Matt Schmitt SOM ’12, a panelist who served in the United States Army, said attending the SOM provided him the chance to “lock in the experiences [he] had in the military.” He said the military taught him to make decisions often with incomplete information, which will prove useful in his business career. Military personal regularly have to take action before without having access to all the relevant intelligence, he added.
“You hit the ground running and go on your mission,” Schmitt said. “There’s a rush from that,” he said. “It’s fun.”
Another quality the military teaches that would help them in the business world, panelist Dor Zaidenberg ’13 said, is the confidence to speak with all types of people. The military teaches people to “to defend [their] ideas and points of view,” he added.
“You really are toughened up, you learn to stand up for yourself or people will walk all over you,” Zaidenberg said.
Panelists pointed to the similarity in teaching methods used at West Point Military Academy and the SOM as evidence of the strong connection between military and business training. Both schools place an emphasis on practical experience, Perez said, which benefits students more than “sitting in a room and talking about our feelings.”
Still, Jonker said he drew a distinction between business leadership and military leadership, which is more focused on strategic decision making.
“Business leadership is about inspiration,” he said. “It is about getting people to do what they do not want to do.”
Though each panelist made it to the Yale School of Management, they pointed out that not all of their colleagues have similar opportunities. Schmitt said veterans often “undersell themselves” when applying for positions in the workplace.
“They don’t know how to translate their experiences in terms for potential employers,” he said.

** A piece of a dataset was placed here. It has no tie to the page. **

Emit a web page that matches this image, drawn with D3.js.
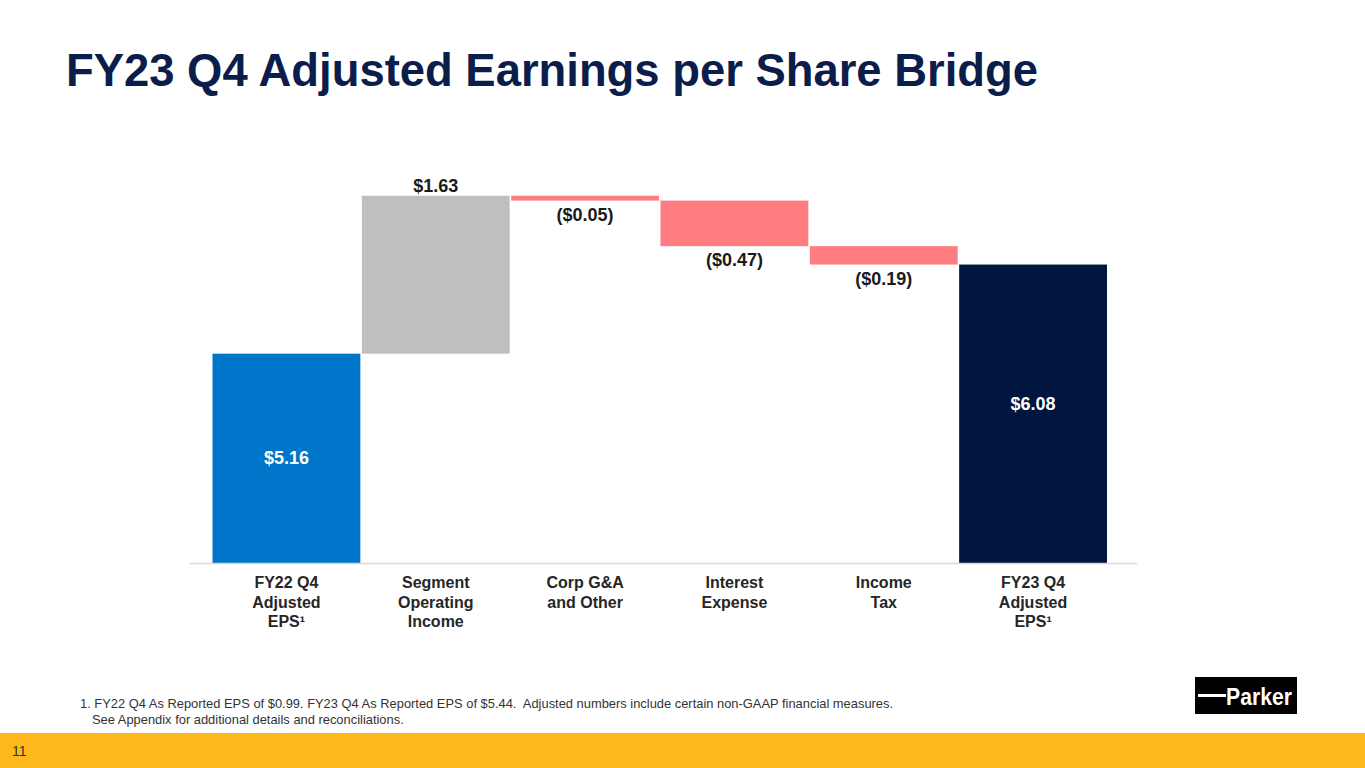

At least nine veterans currently attend the SOM, according to Perez.
In response to a question from the audience, each panelist gave different reasons for leaving the military and returning to school. Zaidenberg chose to leave the military because he wanted a degree, he said, something that would have been difficult to obtain if he stayed in the military. Matt Iames SOM ’12, who served in the United States Air force, said that while he always knew he wanted to serve in the military, he also knew he did not want the military to be his career. For Chris Kennedy SOM ’13, the bureaucratic system of the military prompted his departure, though he said he struggled with his decision.
Jonker, on the other hand, will continue his service in the Navy Reserve throughout his time at the SOM.
Schmitt will speak at a ceremony to commemorate Veterans Day on Beinecke plaza at 12:15 p.m. today.